En contraposición a Zimbrón, Víctor Ugalde reclama industrialmente la reticencia oficial para distribuir las películas que el mismo Estado produce: “El informe oficial de IMCINE dice que en 1989 se hicieron un montón de películas, de las cuales no se han exhibido Bonampak, de Raúl Contla; Cuatro postes, de Luis Alcoriza nadie la conoce, y Amor Vagabundo, de Hugo Carvana. En 1990 tenemos en la misma situación El viaje, de Fernando Solanas; en el 91 todas se estrenaron, en el 92 La línea de Rimoch, y Un muro de silencio de Lita Stantic; en el 93 En cualquier parte fuera de este mundo, de Alicia Violante; En el paraíso no existe el dolor de Víctor Saca, y La orilla de la tierra, de Nacho Ortiz. Y del 94 no se ha estrenado Jonás y la ballena rosada, de Valdivia; Reina y rey, de Julio García, El misterio de los mayas, que apenas están haciendo su campaña promocional; Sucesos distantes, de Guita Schyfter; Luces de la noche, de Sergio Muñoz, y Un hilito de sangre, de Neumayer”.

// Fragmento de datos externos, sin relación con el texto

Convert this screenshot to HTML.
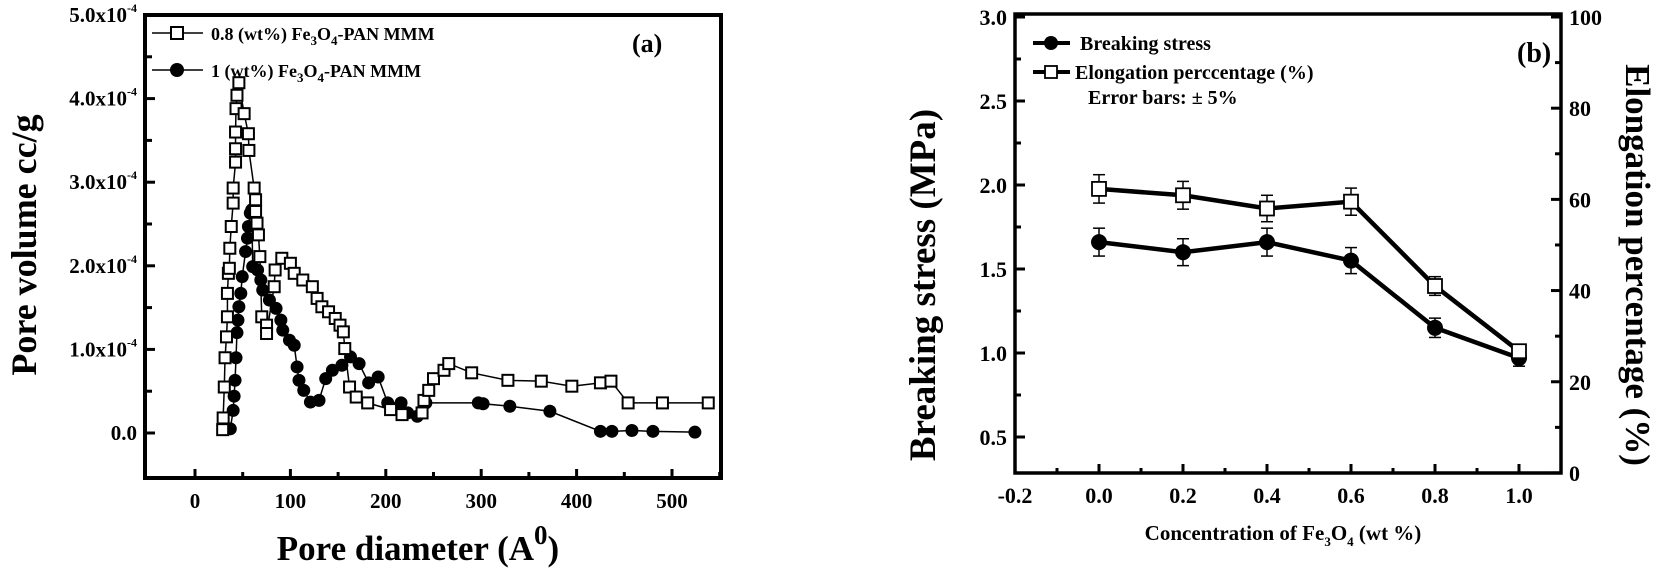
<!DOCTYPE html>
<html><head><meta charset="utf-8"><style>
body{margin:0;background:#fff;}
svg{display:block;font-family:"Liberation Serif",serif;font-weight:bold;}
</style></head><body>
<svg id="s" width="1654" height="573" viewBox="0 0 1654 573" xmlns="http://www.w3.org/2000/svg"></svg>
<script>
// ---- Chart (a) data ----
const aSqX=[29,29.5,30.7,31.5,33,34,34,35,36,36.5,38,40,40,42.5,42.5,42.5,43,44,46,51.5,56,56.5,62,63.5,63.5,65,66.5,68,70,75,75,83,84,91,100,104,113,123,128,133,140,147,152,155.5,157,162,169,181,205,217,238,240,245,250,261,266,290,328,363,395,425,436,454,490,538];
const aSqY=[0.04,0.18,0.55,0.9,1.15,1.39,1.67,1.91,1.97,2.21,2.47,2.75,2.93,3.24,3.4,3.6,3.88,4.04,4.19,3.82,3.58,3.38,2.93,2.79,2.65,2.51,2.37,2.11,1.39,1.29,1.19,1.75,1.95,2.09,2.03,1.91,1.83,1.75,1.61,1.51,1.45,1.37,1.29,1.21,1.01,0.55,0.43,0.36,0.28,0.22,0.24,0.39,0.51,0.65,0.75,0.83,0.72,0.63,0.62,0.56,0.6,0.62,0.36,0.36,0.36];
const aCiX=[37,40,41,42,43,44,45,46,48,49.5,53,55,56,58,59.5,60.5,65.6,69,71,78,85,90,92,99,104,107,109,114,121,130,137,144,154,163,172,182,192,202,216,223,233,242,297,302,330,372,425,437,458,480,524];
const aCiY=[0.05,0.27,0.44,0.63,0.9,1.2,1.35,1.51,1.67,1.87,2.17,2.33,2.47,2.63,2.67,1.99,1.95,1.83,1.71,1.59,1.49,1.35,1.23,1.11,1.05,0.79,0.63,0.51,0.37,0.39,0.65,0.75,0.81,0.91,0.83,0.6,0.67,0.36,0.36,0.24,0.2,0.36,0.36,0.35,0.32,0.26,0.02,0.02,0.03,0.02,0.01];
const aXTicks=[0,100,200,300,400,500];
const aYTicks=[0,1,2,3,4,5];
// ---- Chart (b) data ----
const bX=[0,0.2,0.4,0.6,0.8,1.0];
const bStress=[1.66,1.60,1.66,1.55,1.15,0.97];
const bElong=[62.3,60.9,58.0,59.5,41.0,26.7];
const bXTicks=["-0.2","0.0","0.2","0.4","0.6","0.8","1.0"];
const bYTicks=["0.5","1.0","1.5","2.0","2.5","3.0"];
const bRTicks=["0","20","40","60","80","100"];

const NS="http://www.w3.org/2000/svg";
const S=document.getElementById('s');
function el(t,a,p){const e=document.createElementNS(NS,t);for(const k in a)e.setAttribute(k,a[k]);(p||S).appendChild(e);return e;}
function txt(s,a,p){const e=el('text',a,p);e.textContent=s;return e;}

// axes a
const ax=v=>195+v*0.954, ay=v=>433-v*83.6;
const ga=el('g',{});


let f=el('rect',{x:145,y:15,width:576,height:463,fill:'none',stroke:'#000','stroke-width':4},ga);

aXTicks.forEach(v=>{el('line',{x1:ax(v),x2:ax(v),y1:478,y2:469,stroke:'#000','stroke-width':3},ga);
 const t=txt(String(v),{x:ax(v),y:508,'text-anchor':'middle','font-size':21},ga);
 
 el('line',{x1:ax(v+50),x2:ax(v+50),y1:478,y2:472,stroke:'#000','stroke-width':3},ga);});
aYTicks.forEach(v=>{el('line',{x1:145,x2:155,y1:ay(v),y2:ay(v),stroke:'#000','stroke-width':3},ga);
 el('line',{x1:145,x2:152,y1:ay(v+0.5),y2:ay(v+0.5),stroke:'#000','stroke-width':3},ga);
 const t=el('text',{x:137,y:ay(v)+7,'text-anchor':'end','font-size':21},ga);
 
 if(v===0)t.textContent='0.0';else{t.textContent=v+'.0x10';const sp=el('tspan',{dy:-10,'font-size':12},t);sp.textContent='-4';}});
let yt=txt('Pore volume cc/g',{x:0,y:0,transform:'translate(36,245) rotate(-90)','text-anchor':'middle','font-size':36},ga);

let xt=el('text',{x:418,y:560,'text-anchor':'middle','font-size':35},ga);

xt.textContent='Pore diameter (A';let sup=el('tspan',{dy:-16,'font-size':27},xt);sup.textContent='0';let cl=el('tspan',{dy:16},xt);cl.textContent=')';
let lab=txt('(a)',{x:632,y:52,'font-size':26},ga);
// series a
el('polyline',{points:aCiX.map((x,i)=>ax(x)+','+ay(aCiY[i])).join(' '),fill:'none',stroke:'#000','stroke-width':1.5},ga);
el('polyline',{points:aSqX.map((x,i)=>ax(x)+','+ay(aSqY[i])).join(' '),fill:'none',stroke:'#000','stroke-width':1.5},ga);
aCiX.forEach((x,i)=>{const c=el('circle',{cx:ax(x),cy:ay(aCiY[i]),r:6.5,fill:'#000'},ga);
 });
aSqX.forEach((x,i)=>{const r=el('rect',{x:ax(x)-5.5,y:ay(aSqY[i])-5.5,width:11,height:11,fill:'#fff',stroke:'#000','stroke-width':2},ga);
 });
// legend a
let lg=el('g',{},ga);
el('line',{x1:152,x2:203,y1:33,y2:33,stroke:'#000','stroke-width':1.5},lg);
el('rect',{x:171,y:27,width:12,height:12,fill:'#fff',stroke:'#000','stroke-width':2},lg);
let l1=el('text',{x:211,y:40,'font-size':18},lg);l1.textContent='0.8 (wt%) Fe';let s1=el('tspan',{dy:5,'font-size':13},l1);s1.textContent='3';let s2=el('tspan',{dy:-5},l1);s2.textContent='O';let s3=el('tspan',{dy:5,'font-size':13},l1);s3.textContent='4';let s4=el('tspan',{dy:-5},l1);s4.textContent='-PAN MMM';
el('line',{x1:152,x2:203,y1:70,y2:70,stroke:'#000','stroke-width':1.5},lg);
el('circle',{cx:177,cy:70,r:7,fill:'#000'},lg);
let l2=el('text',{x:211,y:77,'font-size':18},lg);l2.textContent='1 (wt%)  Fe';let t1=el('tspan',{dy:5,'font-size':13},l2);t1.textContent='3';let t2=el('tspan',{dy:-5},l2);t2.textContent='O';let t3=el('tspan',{dy:5,'font-size':13},l2);t3.textContent='4';let t4=el('tspan',{dy:-5},l2);t4.textContent='-PAN MMM';

// chart b
const bx=v=>1099+v*420, by=v=>437-(v-0.5)*168, br=p=>by(0.286+p/100*2.714);
const gb=el('g',{});
let fb=el('rect',{x:1015,y:14,width:546,height:459,fill:'none',stroke:'#000','stroke-width':3.5},gb);

bXTicks.forEach(s=>{const v=parseFloat(s);
 if(v>-0.2)el('line',{x1:bx(v),x2:bx(v),y1:473,y2:464,stroke:'#000','stroke-width':3},gb);
 el('line',{x1:bx(v+0.1),x2:bx(v+0.1),y1:473,y2:468,stroke:'#000','stroke-width':3},gb);
 const t=txt(s,{x:bx(v),y:503,'text-anchor':'middle','font-size':22},gb);});
bYTicks.forEach(s=>{const v=parseFloat(s);
 el('line',{x1:1015,x2:1025,y1:by(v),y2:by(v),stroke:'#000','stroke-width':3},gb);
 if(v<3)el('line',{x1:1015,x2:1021,y1:by(v+0.25),y2:by(v+0.25),stroke:'#000','stroke-width':3},gb);
 const t=txt(s,{x:1007,y:by(v)+8,'text-anchor':'end','font-size':22},gb);});
bRTicks.forEach(s=>{const v=parseFloat(s);
 el('line',{x1:1561,x2:1551,y1:br(v),y2:br(v),stroke:'#000','stroke-width':3},gb);
 if(v<100)el('line',{x1:1561,x2:1555,y1:br(v+10),y2:br(v+10),stroke:'#000','stroke-width':3},gb);
 const t=txt(s,{x:1569,y:br(v)+8,'font-size':22},gb);});
let ybt=txt('Breaking stress (MPa)',{x:0,y:0,transform:'translate(935,285) rotate(-90)','text-anchor':'middle','font-size':37},gb);

let yrt=txt('Elongation percentage (%)',{x:0,y:0,transform:'translate(1626,265) rotate(90)','text-anchor':'middle','font-size':35},gb);

let xbt=el('text',{x:1283,y:540,'text-anchor':'middle','font-size':21},gb);
xbt.textContent='Concentration of Fe';let u1=el('tspan',{dy:6,'font-size':13},xbt);u1.textContent='3';let u2=el('tspan',{dy:-6},xbt);u2.textContent='O';let u3=el('tspan',{dy:6,'font-size':13},xbt);u3.textContent='4';let u4=el('tspan',{dy:-6},xbt);u4.textContent=' (wt %)';
let lb=txt('(b)',{x:1517,y:62,'font-size':28},gb);
el('polyline',{points:bX.map((x,i)=>bx(x)+','+by(bStress[i])).join(' '),fill:'none',stroke:'#000','stroke-width':4.5},gb);
el('polyline',{points:bX.map((x,i)=>bx(x)+','+br(bElong[i])).join(' '),fill:'none',stroke:'#000','stroke-width':4.5},gb);
function ebar(x,y1,y2){el('line',{x1:x,x2:x,y1:y1,y2:y2,stroke:'#000','stroke-width':1.5},gb);
 el('line',{x1:x-6,x2:x+6,y1:y1,y2:y1,stroke:'#000','stroke-width':1.5},gb);el('line',{x1:x-6,x2:x+6,y1:y2,y2:y2,stroke:'#000','stroke-width':1.5},gb);}
bX.forEach((x,i)=>{const v=bStress[i];ebar(bx(x),by(v*1.05),by(v*0.95));
 const c=el('circle',{cx:bx(x),cy:by(v),r:8,fill:'#000'},gb);});
bX.forEach((x,i)=>{const p=bElong[i];ebar(bx(x),br(p*1.05),br(p*0.95));
 const r=el('rect',{x:bx(x)-7,y:br(p)-7,width:14,height:14,fill:'#fff',stroke:'#000','stroke-width':1.8},gb);});
let lgb=el('g',{},gb);
el('line',{x1:1033,x2:1070,y1:43,y2:43,stroke:'#000','stroke-width':4},lgb);
el('circle',{cx:1051,cy:43,r:7,fill:'#000'},lgb);
txt('Breaking stress',{x:1080,y:50,'font-size':20},lgb);
el('line',{x1:1033,x2:1070,y1:72,y2:72,stroke:'#000','stroke-width':4},lgb);
el('rect',{x:1045,y:66,width:12,height:12,fill:'#fff',stroke:'#000','stroke-width':1.8},lgb);
txt('Elongation perccentage (%)',{x:1075,y:79,'font-size':20},lgb);
txt('Error bars: \u00b1 5%',{x:1088,y:104,'font-size':20},lgb);
</script>
</body></html>
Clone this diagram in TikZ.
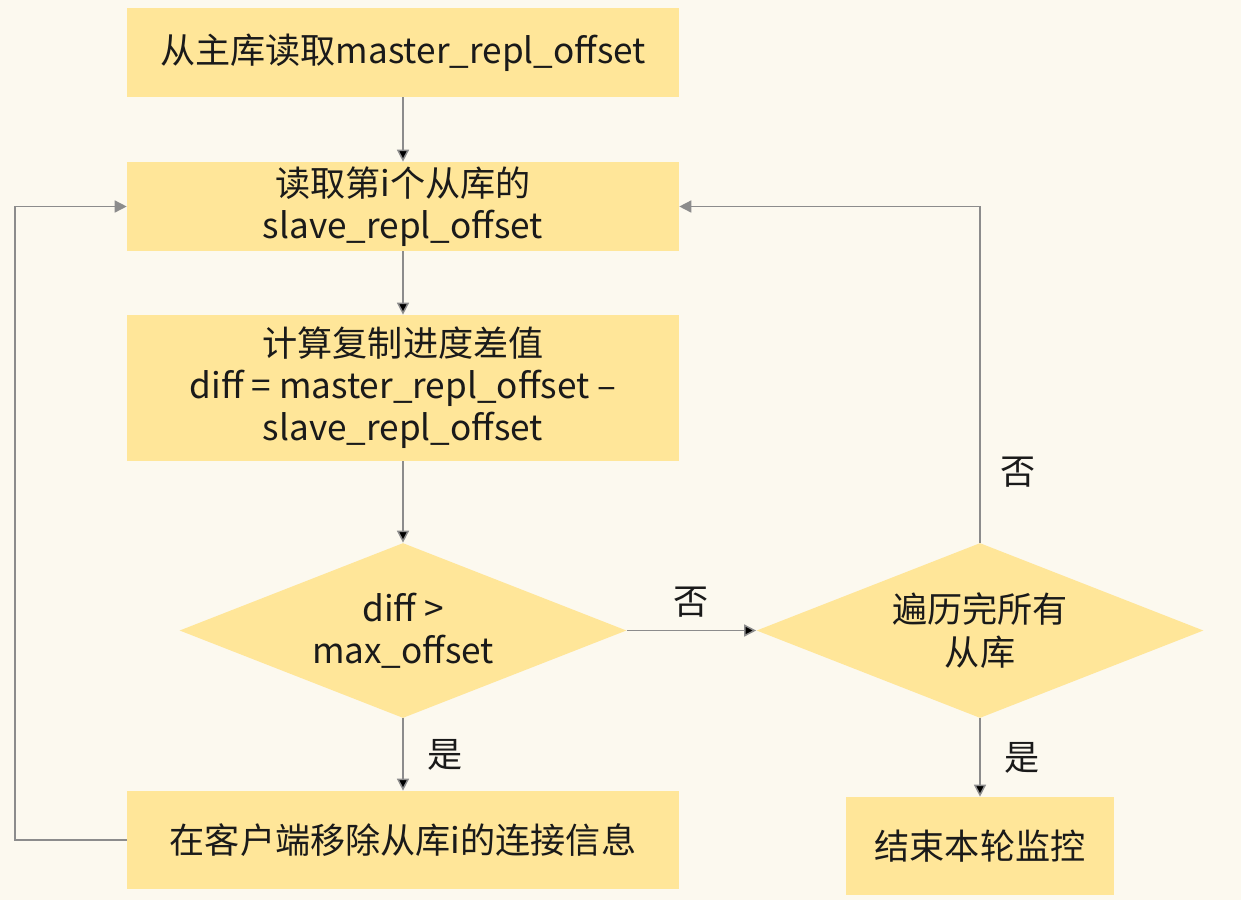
\documentclass[tikz,border=0pt]{standalone}
\usepackage{fontspec}
\setmainfont{Noto Sans CJK SC}
\usetikzlibrary{shapes.geometric,arrows.meta}
\definecolor{bgcol}{HTML}{FCF9EF}
\definecolor{boxcol}{HTML}{FFE699}
\definecolor{linecol}{HTML}{8C8C8C}
\definecolor{textcol}{HTML}{1A1A1A}

\begin{document}
\begin{tikzpicture}[x=0.02cm,y=-0.02cm,font=\fontsize{20}{24}\selectfont,text=textcol,
    stepbox/.style={fill=boxcol,align=center,inner sep=0pt,minimum width=11.04cm},
    decide/.style={shape=diamond,fill=boxcol,align=center,inner sep=0pt,aspect=2.55,
        minimum width=8.94cm,minimum height=3.5cm},
    flow/.style={-{Triangle[length=0.24cm,width=0.24cm]},draw=linecol,line width=0.85pt}]
        \fill[bgcol] (0,0) rectangle (1241,900);
        \node[stepbox,minimum height=1.78cm] (B1) at (403,52.5) {从主库读取master\_repl\_offset};
        \node[stepbox,minimum height=1.78cm] (B2) at (403,206.5) {读取第i个从库的\\slave\_repl\_offset};
        \node[stepbox,minimum height=2.92cm] (B3) at (403,388) {计算复制进度差值\\diff = master\_repl\_offset –\\slave\_repl\_offset};
        \node[decide] (D1) at (403,630.5) {diff >\\max\_offset};
        \node[decide] (D2) at (980,630.5) {遍历完所有\\从库};
        \node[stepbox,minimum height=1.96cm] (B4) at (403,840) {在客户端移除从库i的连接信息};
        \node[stepbox,minimum width=5.36cm,minimum height=1.96cm] (B5) at (980,846) {结束本轮监控};
        \coordinate (L) at (15,840);
        \path [flow] (B1) edge (B2);
        \path [flow] (B2) edge (B3);
        \path [flow] (B3) edge (D1);
        \path [flow] (D1) edge node[right=10pt]{是} (B4);
        \path [flow] (D1) edge node[above=4pt]{否} (D2);
        \path [flow] (D2) edge node[right=10pt]{是} (B5);
        \draw [flow] (D2.north) |- node[pos=0.105,right=8pt]{否} (B2.east);
        \draw [flow] (B4.west) -- (L) |- (B2.west);
    \end{tikzpicture}
\end{document}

Más adelante, Ugalde la emprende contra la administración salinista y su prolongación zedillista: “Por falta de visión los productores tradicionales perdieron su brazo derecho, Películas Nacionales, que facturaba ella sola más que todas las transnacionales en el país, a lo que se sumó la venta de Cotsa. En pocas palabras, todo el camino que se había acumulado en 30 ó 40 años, en un sexenio de neoliberalismo, de 88 a 94, se perdió, y ahorita estamos con la misma infraestructura de 1930, nada más que con grandes diferencias: en 1930 éramos menos habitantes y hacíamos más películas, teníamos una ley que más o menos nos protegía, y ahora estamos produciendo lo mismo que Cuba, que es un país bloqueado, donde hacen entre 9 y 10 películas al año”.